Justice Rosenman, stressing the community-wide significance of the gift at a time of general reawakening of religious interest, declared that never before had the youth of all faiths stood in such need of a firm foundation of religious teaching with which to face life. On behalf of the community and particularly those of the Jewish faith he thanked the foundation’s board of trustees for initiating the project and paid tribute to Col. Friedsam for the generosity and public spirit which made the gift possible.

The committee, which will administer the fund, represents a merger of several existing religious educational agencies and will seek to work with all types of religious schools, planning its activities in consultation with representatives rabbis, teachers and laymen, Justice Rosenman said.

Officers, besides Justice Rosenman and Dr. Dushkin, are Harry Liebovitz and Mrs. Gabriel Hamburger, vice-presidents; Dr. Maurice B. Hexter, secretary, and Lewis L. Srauss, treasurer. The board of directors includes Isaac Allen, Mark Eisner, Jonah J. Goldstein, Frederick F. Greenman, Herbert W. Haldenstein, Henry S. Hendricks, Dr. Solomon Lowenstein, James Marshall, Louis J. Moss, Samuel Rottenberg, Bernard Semel, Bernard L. Shientag, Isaac Siegel, Alan M. Stroock, Edward M.M. Warburg, Frank L. Weil and Joseph Willen.

The gift and formation of the committee have been under consideration for some time Justice Rosenman Said. An informal committee representing all religious groups within the Jewish faith was constituted under his sponsorship about four years ago to make an extended survey of the entire field of religious education among Jewish youth in New York and to develop a comprehensive survey.

“The survey disclosed,” he continued, “that about 25 percent of the Jewish school age population regularly attend religious schools at any one time although more than 70 percent receive such instruction at some time during their school years and an additional group study under tutors in their homes. There are 476 institutions listed as schools for Jewish religious education in the city.

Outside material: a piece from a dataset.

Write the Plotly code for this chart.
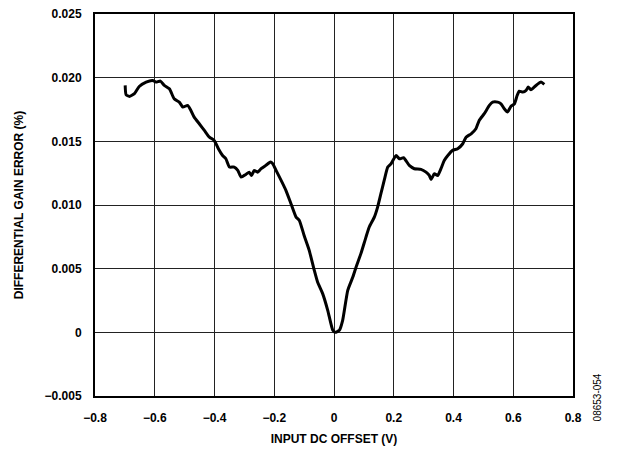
import plotly.graph_objects as go

# input DC offset (V) and differential gain error (%)
offset_v = [
    -0.699, -0.696, -0.685, -0.668, -0.652, -0.629, -0.607, -0.596, -0.581, -0.568,
    -0.551, -0.535, -0.518, -0.506, -0.490, -0.479, -0.468, -0.451, -0.434, -0.417,
    -0.401, -0.387, -0.373, -0.362, -0.350, -0.334, -0.322, -0.311, -0.295, -0.284,
    -0.276, -0.267, -0.256, -0.244, -0.228, -0.213, -0.205, -0.194, -0.177, -0.161,
    -0.144, -0.127, -0.116, -0.100, -0.083, -0.066, -0.055, -0.038, -0.021, -0.004,
    0.004, 0.018, 0.029, 0.046, 0.063, 0.074, 0.090, 0.107, 0.118, 0.135,
    0.146, 0.157, 0.168, 0.180, 0.191, 0.208, 0.219, 0.233, 0.252, 0.269,
    0.291, 0.308, 0.319, 0.325, 0.336, 0.347, 0.358, 0.369, 0.381, 0.397,
    0.414, 0.431, 0.442, 0.459, 0.475, 0.486, 0.503, 0.520, 0.531, 0.548,
    0.559, 0.570, 0.581, 0.592, 0.604, 0.613, 0.620, 0.632, 0.643, 0.650,
    0.659, 0.676, 0.693, 0.704,
]
gain_err = [
    0.01939, 0.01866, 0.01853, 0.01874, 0.01931, 0.01965, 0.01978, 0.01965, 0.01973, 0.01939,
    0.01913, 0.01834, 0.01808, 0.01769, 0.01782, 0.01743, 0.01690, 0.01638, 0.01586, 0.01533,
    0.01507, 0.01442, 0.01389, 0.01363, 0.01298, 0.01298, 0.01272, 0.01219, 0.01240, 0.01258,
    0.01232, 0.01272, 0.01258, 0.01285, 0.01311, 0.01337, 0.01324, 0.01272, 0.01193, 0.01115,
    0.01010, 0.00905, 0.00879, 0.00760, 0.00644, 0.00487, 0.00395, 0.00304, 0.00173, 0.00016,
    0.00000, 0.00016, 0.00094, 0.00330, 0.00434, 0.00513, 0.00618, 0.00748, 0.00827, 0.00905,
    0.00984, 0.01089, 0.01193, 0.01298, 0.01324, 0.01389, 0.01363, 0.01371, 0.01311, 0.01285,
    0.01280, 0.01258, 0.01232, 0.01201, 0.01245, 0.01232, 0.01285, 0.01350, 0.01389, 0.01429,
    0.01442, 0.01481, 0.01533, 0.01559, 0.01599, 0.01664, 0.01717, 0.01782, 0.01808, 0.01808,
    0.01795, 0.01756, 0.01730, 0.01774, 0.01795, 0.01860, 0.01894, 0.01887, 0.01900, 0.01926,
    0.01905, 0.01939, 0.01965, 0.01947,
]

x_ticks = [-0.8, -0.6, -0.4, -0.2, 0, 0.2, 0.4, 0.6, 0.8]
x_labels = ["\u22120.8", "\u22120.6", "\u22120.4", "\u22120.2", "0", "0.2", "0.4", "0.6", "0.8"]
y_ticks = [-0.005, 0, 0.005, 0.010, 0.015, 0.020, 0.025]
y_labels = ["\u22120.005", "0", "0.005", "0.010", "0.015", "0.020", "0.025"]

FONT = "Liberation Sans, Arial, sans-serif"

fig = go.Figure()
fig.add_trace(go.Scatter(
    x=offset_v, y=gain_err, mode="lines",
    line=dict(color="black", width=3, shape="spline", smoothing=0.5),
    showlegend=False,
))

axis_common = dict(
    showgrid=True, gridcolor="#222", gridwidth=1,
    showline=True, linecolor="black", linewidth=2, mirror=True,
    zeroline=False, ticks="", automargin=False, ticklabeloverflow="allow",
    tickfont=dict(family=FONT, size=12, color="black"),
)
fig.update_xaxes(
    range=[-0.8, 0.8], tickvals=x_ticks, ticktext=[f"<b>{t}</b>" for t in x_labels],
    ticklabelstandoff=10,
    title=dict(text="<b>INPUT DC OFFSET (V)</b>", font=dict(family=FONT, size=12, color="black"), standoff=10),
    **axis_common,
)
fig.update_yaxes(
    range=[-0.005, 0.025], tickvals=y_ticks, ticktext=[f"<b>{t}</b>" for t in y_labels],
    ticklabelstandoff=9,
    title=dict(text="<b>DIFFERENTIAL GAIN ERROR (%)</b>", font=dict(family=FONT, size=12, color="black"), standoff=18),
    **axis_common,
)

fig.add_annotation(
    text="08653-054", xref="paper", yref="paper", x=1.067, y=-0.073,
    showarrow=False, textangle=-90, font=dict(family=FONT, size=10, color="black"),
)

# page body has an 8px margin, so the figure is 8px smaller each way
fig.update_layout(
    width=621, height=444,
    margin=dict(l=87, r=56, t=6, b=56),
    plot_bgcolor="white", paper_bgcolor="white",
)

fig.write_html("out.html")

“This constitutes quite a religious instructional system in itself, and several efforts have been made in the past to correlate and coordinate their work into a community program that would raise educational standards and extend opportunities for religious education to children for whom no provision is made at present.

“The committee which made the study recommended that the several organizations with this common objective be merged into the new Jewish Education Committee of New York. That plan has now been adopted. The Jewish Education Association will be absorbed by the end of 1940; the Bureau of Jewish Education will turn over its administrative and supervisory functions and devote itself principally to the education of adolescent youth; and the Federation of Jewish Philanthropic Societies will transmit to the new committee on a graduated percentage schedule the funds which it has allocated annually to the five institutions affiliated with it. The new committee will have full discretion as to the future use of these subsidies.

“In its effort to bring the Jewish religious schools as a group to higher educational standards, the new committee will seek first to make available supervision and guidance to the many small schools which desire such help. The program contemplates also close collaboration and financial support for some of the higher standard schools so that they may serve as models for other institutions. Another effort in this same field will be to encourage the teachers’ institutes to organize model or experimental schools and classes and if necessary to establish subsidiary agencies to undertake such work.

“Financial assistance will be extended to the most deserving schools in the form of scholarship grants for children of poorer families and in direct grants to make possible experimental projects in religious education, to develop new instruction forms and to improve teaching methods. A new and developing field for religious education is the home study group and the committee proposes to devote itself to developing methods for the organization and conduct of group religious teaching in the children’s homes.”